I mean, I love that 2017, for me anyway, was a year of reading both about assembling lots of extra cozy junk (Hygge) and the year of Kon Mari, who is anxious that the soul of the sock (that’s not a typo, it is the ‘soul of the sock’ not the ‘sole of the sock’) be allowed to rest from its labors when it’s not on my foot. You ping back and forth between obsessing over having too many things and then trying to acquire more things because of needing to be comfortable and not freeze to death, but then trying to get rid of them because you confused need with want, but then being sad that you did get rid of them because it turns out you could have used them after all, back and forth and back and forth. Then some Danish Knowing Person comes along and wags her finger that it’s about the People, see, not the Things, but it doesn’t matter what you do or buy, you can’t win ever because of Donald Trump.

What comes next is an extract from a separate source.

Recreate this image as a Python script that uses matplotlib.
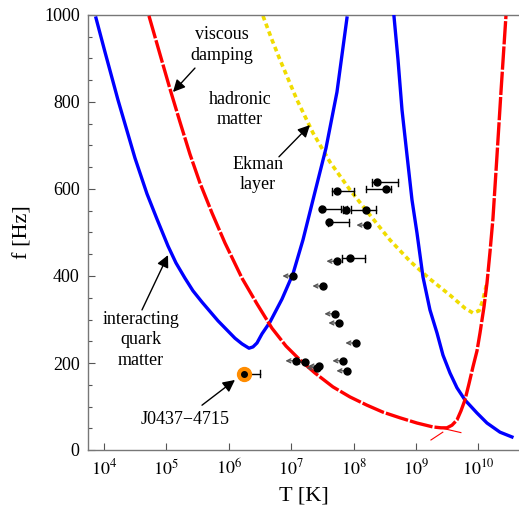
import numpy as np
import matplotlib
matplotlib.use("Agg")
import matplotlib.pyplot as plt

plt.rcParams['font.family'] = ['Liberation Serif', 'DejaVu Serif']
plt.rcParams['mathtext.fontset'] = 'stix'

# ---- data (log10 T, f in Hz) ----
blue_left_logT = [3.872, 4.016, 4.224, 4.497, 4.689, 4.849, 5.026, 5.154, 5.298, 5.426,
                  5.571, 5.827, 6.099, 6.212, 6.324, 6.388, 6.452, 6.532, 6.660, 6.853,
                  7.029, 7.189, 7.381, 7.558, 7.734, 7.894]
blue_left_f = [993, 915, 805, 671, 589, 531, 469, 430, 395, 366,
               340, 297, 257, 244, 234, 237, 246, 267, 294, 347,
               405, 483, 593, 694, 823, 993]

blue_right_logT = [8.647, 8.712, 8.776, 8.856, 8.936, 9.016, 9.112, 9.224, 9.337, 9.433,
                   9.545, 9.657, 9.785, 9.978, 10.138, 10.346, 10.538]
blue_right_f = [998, 897, 782, 678, 575, 499, 398, 322, 269, 218,
                177, 143, 115, 85, 62, 41, 30]

red_logT = [4.721, 4.897, 5.058, 5.218, 5.378, 5.538, 5.731, 5.939, 6.212, 6.452,
            6.692, 6.917, 7.141, 7.381, 7.670, 7.942, 8.215, 8.471, 8.744, 9.016,
            9.272, 9.401, 9.497, 9.577, 9.657, 9.721, 9.785, 9.849, 9.913, 9.978,
            10.026, 10.090, 10.138, 10.186, 10.234, 10.298, 10.362, 10.442]
red_f = [998, 910, 830, 754, 680, 614, 545, 476, 395, 336,
         280, 239, 207, 177, 145, 122, 103, 87, 74, 62,
         53, 51, 51, 57, 69, 90, 115, 152, 191, 228,
         269, 329, 384, 455, 533, 676, 823, 998]

yellow_logT = [6.548, 6.692, 6.821, 7.093, 7.349, 7.622, 7.942, 8.263, 8.583, 8.904,
               9.224, 9.545, 9.785, 9.913, 10.010, 10.074, 10.138]
yellow_f = [998, 943, 897, 805, 729, 662, 598, 540, 483, 434,
            393, 356, 326, 315, 320, 345, 386]

# pulsars with temperature error bars (log10 T, f, log10 T low, log10 T high)
eb_logT = [8.375, 8.519, 7.734, 7.494, 7.878, 8.199, 7.606, 7.942]
eb_f = [616, 600, 595, 554, 552, 552, 524, 441]
eb_lo = [8.295, 8.196, 7.654, 7.478, 7.830, 7.958, 7.590, 7.814]
eb_hi = [8.712, 8.599, 8.006, 7.798, 7.900, 8.359, 7.926, 8.183]

# pulsars with upper limits on temperature
ul_logT = [8.215, 7.734, 7.029, 7.510, 7.702, 7.766, 8.038, 7.077, 7.221, 7.413,
           7.446, 7.830, 7.894]
ul_f = [517, 434, 400, 377, 313, 292, 246, 205, 202, 189, 193, 205, 182]

# J0437-4715
j_logT = 6.244
j_f = 175
j_hi = 6.500

fig = plt.figure(figsize=(5.19, 5.13), dpi=100)
ax = fig.add_axes([88/519, (513-450)/513, (519-88)/519, (450-15)/513])
ax.set_xscale('log')
ax.set_xlim(10**3.744, 10**10.651)
ax.set_ylim(0, 1000)

def T(a):
    return 10**np.asarray(a, dtype=float)

ax.plot(T(blue_left_logT), blue_left_f, color='#0000ff', lw=2.4, zorder=3)
ax.plot(T(blue_right_logT), blue_right_f, color='#0000ff', lw=2.4, zorder=3)
ax.plot(T(yellow_logT), yellow_f, color='#f0dc00', lw=2.6, dashes=(1.3, 1.0), zorder=2)
ax.plot(T(red_logT), red_f, color='#ff0000', lw=2.4, dashes=(7, 0.6), zorder=4)
# thin red strokes near the bend
ax.plot(T([9.33, 9.72]), [53, 40], color='#ff0000', lw=0.8, zorder=4)
ax.plot(T([9.24, 9.43]), [23, 41], color='#ff0000', lw=0.8, zorder=4)

# error bars
for lt, f, lo, hi in zip(eb_logT, eb_f, eb_lo, eb_hi):
    ax.plot([10**lo, 10**hi], [f, f], color='black', lw=1.0, zorder=5)
    for e in (lo, hi):
        ax.plot([10**e, 10**e], [f - 8, f + 8], color='black', lw=1.0, zorder=5)
ax.plot(T(eb_logT), eb_f, 'o', color='black', ms=5, zorder=6)

# upper limits
for lt, f in zip(ul_logT, ul_f):
    ax.annotate('', xy=(10**(lt - 0.17), f), xytext=(10**lt, f),
                arrowprops=dict(arrowstyle='->', color='#555555', lw=1.0,
                                mutation_scale=7, shrinkA=0, shrinkB=0), zorder=5)
ax.plot(T(ul_logT), ul_f, 'o', color='black', ms=5, zorder=6)

# J0437-4715
ax.plot([10**j_logT, 10**j_hi], [j_f, j_f], color='black', lw=1.0, zorder=5)
ax.plot([10**j_hi, 10**j_hi], [j_f - 8, j_f + 8], color='black', lw=1.0, zorder=5)
ax.plot(10**j_logT, j_f, 'o', color='#ff8c00', ms=10, zorder=6)
ax.plot(10**j_logT, j_f, 'o', color='black', ms=4, zorder=7)

fs = 13
ap = dict(arrowstyle='-|>', color='black', lw=1.0, mutation_scale=18, shrinkA=0, shrinkB=0)
ax.text(10**5.891, 931, 'viscous\ndamping', ha='center', va='center', fontsize=fs, linespacing=1.25)
ax.annotate('', xy=(10**5.106, 823), xytext=(10**5.458, 878), arrowprops=ap)
ax.text(10**6.179, 782, 'hadronic\nmatter', ha='center', va='center', fontsize=fs, linespacing=1.25)
ax.text(10**6.468, 634, 'Ekman\nlayer', ha='center', va='center', fontsize=fs, linespacing=1.25)
ax.annotate('', xy=(10**7.301, 747), xytext=(10**6.804, 674), arrowprops=ap)
ax.text(10**4.593, 253, 'interacting\nquark\nmatter', ha='center', va='center', fontsize=fs, linespacing=1.25)
ax.annotate('', xy=(10**5.026, 448), xytext=(10**4.609, 322), arrowprops=ap)
ax.text(10**5.298, 69, 'J0437\u22124715', ha='center', va='center', fontsize=fs)
ax.annotate('', xy=(10**6.099, 161), xytext=(10**5.571, 103), arrowprops=ap)

# axes styling
ax.spines['right'].set_visible(False)
for s in ['left', 'bottom', 'top']:
    ax.spines[s].set_color('#777777')
    ax.spines[s].set_linewidth(1.0)

ax.set_xticks(T([4, 5, 6, 7, 8, 9, 10]))
ax.set_xticklabels([r'$10^{%d}$' % k for k in range(4, 11)])
ax.xaxis.set_minor_locator(matplotlib.ticker.NullLocator())
ax.set_yticks([0, 200, 400, 600, 800, 1000])
ax.set_yticks(np.arange(0, 1001, 50), minor=True)
ax.tick_params(axis='both', which='major', direction='in', length=5, width=0.8,
               color='#555555', labelsize=13, pad=6)
ax.tick_params(axis='y', which='minor', direction='in', length=3, width=0.8, color='#555555')
ax.tick_params(top=False, right=False)

ax.set_xlabel('T [K]', fontsize=16, labelpad=6)
ax.set_ylabel('f [Hz]', fontsize=16, labelpad=8)

fig.savefig('out.png', dpi=100)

See, I don’t think we Want to win. I think we in the west like feeling bad and guilty. And then we like complaining about how the guilt is making us unhappy, and so then we feel bad about not being happy. Round and round again. I use ‘we’ and ‘us’ loosely of course. Making pronouncements about Us Americans is unhelpful because we, of course, are all different. Only some of us are full of self flagellating angst about how much stuff we have. Others of us are full of anxiety about the people. But all of us can do with a better pair of socks.